>> start DATASET

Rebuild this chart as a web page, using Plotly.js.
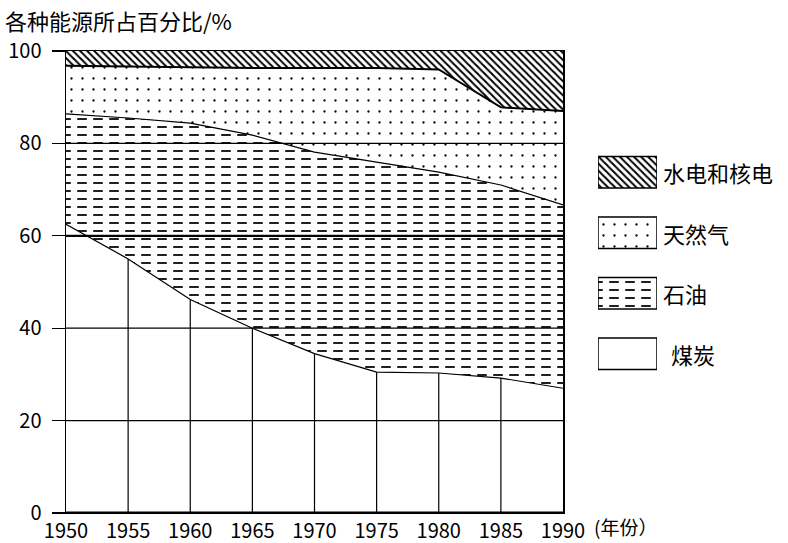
<!DOCTYPE html>
<html><head><meta charset="utf-8">
<script src="https://cdn.plot.ly/plotly-3.0.1.min.js"></script>
<style>html,body{margin:0;padding:0;background:#fff}</style>
</head><body><div id="chart" style="width:788px;height:543px"></div>
<script>
// ---- data (shares in %) ----
const years = [1950, 1955, 1960, 1965, 1970, 1975, 1980, 1985, 1990];
const coal  = [62.5, 55.0, 46.2, 40.0, 34.5, 30.5, 30.3, 29.2, 27.0];
const oil   = [23.9, 30.5, 38.2, 41.8, 43.6, 45.5, 43.5, 41.8, 39.7];
const gas   = [10.4, 11.1, 12.0, 14.5, 18.2, 20.3, 22.2, 16.8, 20.3];
const hydro = [3.2, 3.4, 3.6, 3.7, 3.7, 3.7, 4.0, 12.2, 13.0];
const seriesNames = ['水电和核电', '天然气', '石油', '煤炭'];
const yTicks = [0, 20, 40, 60, 80, 100];
const yTickText = ['0', '20', '40', '60', '80', '100'];
const xTickText = ['1950', '1955', '1960', '1965', '1970', '1975', '1980', '1985', '1990'];
const titleText = '各种能源所占百分比/%';
const xUnitText = '(年份）';

const FONT = '"Noto Sans CJK SC", "Noto Sans", sans-serif';
const add = (a, b) => a.map((v, i) => v + b[i]);
const coalTop = coal.slice();
const oilTop = add(coalTop, oil);
const gasTop = add(oilTop, gas);
const hydroTop = add(gasTop, hydro);

const NONE = 'rgba(0,0,0,0)';
const patHydro = {shape: '\\', size: 5, solidity: 0.4, fgcolor: '#000', bgcolor: NONE};
const patGas = {shape: '.', size: 11, solidity: 0.035, fgcolor: '#000', bgcolor: NONE};
const patOil = {shape: '-', size: 8, solidity: 0.22, fgcolor: '#000', bgcolor: NONE};
const patOilCut = {shape: '|', size: 16, solidity: 0.4, fgcolor: '#fff', bgcolor: NONE};

const base = {type: 'scatter', mode: 'lines', hoverinfo: 'skip', showlegend: false, xaxis: 'x', yaxis: 'y'};
const traces = [];
// fills
traces.push(Object.assign({}, base, {x: years, y: coalTop, fill: 'tozeroy', fillcolor: NONE, line: {width: 0}}));
traces.push(Object.assign({}, base, {x: years, y: oilTop, fill: 'tonexty', fillcolor: NONE, fillpattern: patOil, line: {width: 0}}));
traces.push(Object.assign({}, base, {x: years, y: coalTop, line: {width: 0}}));
traces.push(Object.assign({}, base, {x: years, y: oilTop, fill: 'tonexty', fillcolor: NONE, fillpattern: patOilCut, line: {width: 0}}));
traces.push(Object.assign({}, base, {x: years, y: gasTop, fill: 'tonexty', fillcolor: NONE, fillpattern: patGas, line: {width: 0}}));
traces.push(Object.assign({}, base, {x: years, y: hydroTop, fill: 'tonexty', fillcolor: NONE, fillpattern: patHydro, line: {width: 0}}));
// vertical lines inside coal area
const vx = [], vy = [];
years.forEach((yr, i) => { if (i > 0 && i < years.length - 1) { vx.push(yr, yr, null); vy.push(0, coalTop[i], null); } });
traces.push(Object.assign({}, base, {x: vx, y: vy, line: {color: '#000', width: 1.2}}));
// boundary lines
traces.push(Object.assign({}, base, {x: years, y: coalTop, line: {color: '#000', width: 1.2}}));
traces.push(Object.assign({}, base, {x: years, y: oilTop, line: {color: '#000', width: 1.2}}));
traces.push(Object.assign({}, base, {x: years, y: gasTop, line: {color: '#000', width: 2}}));

// legend (own small subplot)
const legPats = [patHydro, patGas, patOil, null];
const lb = {type: 'scatter', mode: 'lines', hoverinfo: 'skip', showlegend: false, xaxis: 'x2', yaxis: 'y2'};
const h = 0.26;
seriesNames.forEach((name, i) => {
  const bx = [0, 1, 1, 0, 0];
  const by = [i - h, i - h, i + h, i + h, i - h];
  if (legPats[i]) {
    traces.push(Object.assign({}, lb, {x: bx, y: by, fill: 'toself', fillcolor: NONE, fillpattern: legPats[i], line: {width: 0}}));
    if (legPats[i] === patOil) {
      traces.push(Object.assign({}, lb, {x: bx, y: by, fill: 'toself', fillcolor: NONE, fillpattern: patOilCut, line: {width: 0}}));
    }
  }
  traces.push(Object.assign({}, lb, {x: bx, y: by, line: {color: '#000', width: 1.5}}));
});

const W = 788, H = 543, ML = 66, MR = 6, MT = 51, MB = 30;
const PW = W - ML - MR, PH = H - MT - MB;
const px2x = p => (p - ML) / PW;
const px2y = p => (H - MB - p) / PH;

const shapes = [];
yTicks.forEach(v => {
  if (v > 0 && v < 100) {
    shapes.push({type: 'line', xref: 'x', yref: 'y', x0: years[0], x1: years[years.length - 1], y0: v, y1: v,
      line: {color: '#000', width: v === 60 ? 2.2 : 1.2}, layer: 'above'});
  }
});
shapes.push({type: 'line', xref: 'x', yref: 'y', x0: years[0], x1: years[years.length - 1], y0: 0, y1: 0,
  line: {color: '#000', width: 3}, layer: 'above'});

const annotations = seriesNames.map((name, i) => ({
  xref: 'x2', yref: 'y2', x: 1, y: i, xanchor: 'left', yanchor: 'middle', xshift: i === 3 ? 12 : 4,
  text: name, showarrow: false, font: {family: FONT, size: 22, color: '#000'}
}));
annotations.push({xref: 'paper', yref: 'paper', x: px2x(592), y: px2y(526), xanchor: 'left', yanchor: 'middle',
  text: xUnitText, showarrow: false, font: {family: FONT, size: 19, color: '#000'}});

const layout = {
  width: W, height: H,
  margin: {l: ML, r: MR, t: MT, b: MB, pad: 0},
  paper_bgcolor: '#fff', plot_bgcolor: '#fff',
  font: {family: FONT, color: '#000'},
  showlegend: false,
  title: {text: titleText, xref: 'container', yref: 'container', x: 5 / W, xanchor: 'left', y: 1 - 22 / H, yanchor: 'middle',
    font: {family: FONT, size: 22, color: '#000'}},
  xaxis: {domain: [0, px2x(563)], range: [years[0], years[years.length - 1]], tickvals: years, ticktext: xTickText,
    ticks: '', showgrid: false, zeroline: false, showline: true, mirror: true, linecolor: '#000', linewidth: 1.2,
    tickfont: {family: FONT, size: 20, color: '#000'}, fixedrange: true},
  yaxis: {domain: [0, 1], range: [0, 100], tickvals: yTicks, ticktext: yTickText, ticks: 'outside', ticklen: 13,
    tickcolor: '#000', tickwidth: 1.2, showgrid: false, zeroline: false, showline: true, mirror: true, linecolor: '#000', linewidth: 1.5,
    ticklabelstandoff: 6, tickfont: {family: FONT, size: 20, color: '#000'}, fixedrange: true},
  xaxis2: {domain: [px2x(598), px2x(657)], range: [0, 1], visible: false, anchor: 'y2', fixedrange: true},
  yaxis2: {domain: [px2y(384), px2y(142)], range: [3.5, -0.5], visible: false, anchor: 'x2', fixedrange: true},
  shapes: shapes,
  annotations: annotations
};

Plotly.newPlot('chart', traces, layout, {displayModeBar: false, staticPlot: true});
</script>
</body></html>
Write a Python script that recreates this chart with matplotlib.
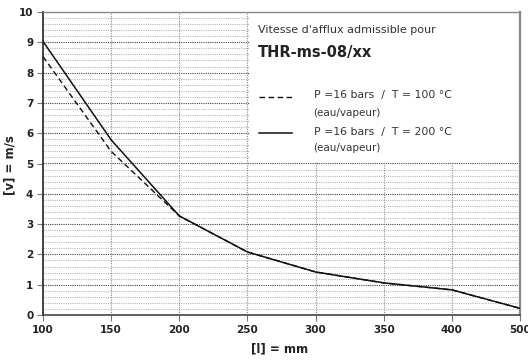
import matplotlib
matplotlib.use("Agg")
import matplotlib.pyplot as plt
from matplotlib.patches import Rectangle
import numpy as np

plt.rcParams['font.family'] = ['DejaVu Sans']

x_labels = ["100", "150", "200", "250", "300", "350", "400", "500"]
v_200 = [9.03, 5.78, 3.27, 2.08, 1.42, 1.06, 0.83, 0.22]
v_100 = [8.53, 5.40, 3.27, 2.08, 1.42, 1.06, 0.83, 0.22]
y_ticks = [0, 1, 2, 3, 4, 5, 6, 7, 8, 9, 10]

fig = plt.figure(figsize=(5.28, 3.61), dpi=100)
ax = fig.add_axes([43/528, 1-315/361, (520-43)/528, (315-12)/361])

pos = np.arange(len(x_labels))
ax.set_xlim(0, len(x_labels)-1)
ax.set_ylim(0, 10)

# grid
for yv in np.arange(0.2, 10, 0.2):
    if abs(yv - round(yv)) < 1e-6:
        ax.axhline(yv, color='#444444', lw=0.8, ls=(0, (1, 1)), zorder=1)
    else:
        ax.axhline(yv, color='#b8b8b8', lw=0.8, ls=(0, (1, 1)), zorder=1)
for xv in pos[1:-1]:
    ax.axvline(xv, color='#888888', lw=0.8, ls=(0, (1, 1.2)), zorder=1)

# white legend panel
ax.add_patch(Rectangle((3.02, 5.06), 4, 5, facecolor='white', edgecolor='none', zorder=2))

ax.plot(pos, v_100, color='#111111', lw=1.0, ls=(0, (4, 2.5)), zorder=3)
ax.plot(pos, v_200, color='#111111', lw=1.1, zorder=4)

ax.set_xticks(pos)
ax.set_xticklabels(x_labels)
ax.set_yticks(y_ticks)
for lab in ax.get_xticklabels() + ax.get_yticklabels():
    lab.set_fontweight('bold')
    lab.set_fontsize(7.5)
    lab.set_color('#222222')
ax.tick_params(axis='both', length=4, width=0.8, color='#777777', pad=3)

ax.spines['left'].set_color('#222222')
ax.spines['left'].set_linewidth(1.2)
ax.spines['bottom'].set_color('#444444')
ax.spines['bottom'].set_linewidth(1.2)
ax.spines['top'].set_color('#888888')
ax.spines['top'].set_linewidth(1.0)
ax.spines['right'].set_color('#888888')
ax.spines['right'].set_linewidth(1.6)

fig.text(10/528, 1-165/361, "[v] = m/s", fontsize=8.5, fontweight='bold', color='#222222',
         rotation=90, ha='center', va='center')
fig.text(280/528, 1-349/361, "[l] = mm", fontsize=8.5, fontweight='bold', color='#222222',
         ha='center', va='center')

# legend panel text
ax.text(3.15, 9.4, "Vitesse d'afflux admissible pour", fontsize=8, color='#333333',
        va='center', ha='left', zorder=5)
ax.text(3.15, 8.65, "THR-ms-08/xx", fontsize=10.5, fontweight='bold', color='#222222',
        va='center', ha='left', zorder=5)
ax.plot([3.17, 3.66], [7.2, 7.2], color='#111111', lw=1.0, ls=(0, (4, 2.5)), zorder=5)
ax.text(3.97, 7.25, "P =16 bars  /  T = 100 °C", fontsize=7.8, color='#333333',
        va='center', ha='left', zorder=5)
ax.text(3.97, 6.68, "(eau/vapeur)", fontsize=7.5, color='#333333',
        va='center', ha='left', zorder=5)
ax.plot([3.17, 3.66], [6.0, 6.0], color='#111111', lw=1.1, zorder=5)
ax.text(3.97, 6.05, "P =16 bars  /  T = 200 °C", fontsize=7.8, color='#333333',
        va='center', ha='left', zorder=5)
ax.text(3.97, 5.5, "(eau/vapeur)", fontsize=7.5, color='#333333',
        va='center', ha='left', zorder=5)

fig.savefig("out.png", dpi=100)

>> end DATASET

» **AIM OF THE TASK**: From the records above, give again only the part that opens with the line containing "Write a Python" and closes with the line containing "plt.rcParams['font.family'] = ['DejaVu Sans']". Keep both ends but drop the pictures.

» **WRITTEN SOLUTION**:
Write a Python script that recreates this chart with matplotlib.
import matplotlib
matplotlib.use("Agg")
import matplotlib.pyplot as plt
from matplotlib.patches import Rectangle
import numpy as np

plt.rcParams['font.family'] = ['DejaVu Sans']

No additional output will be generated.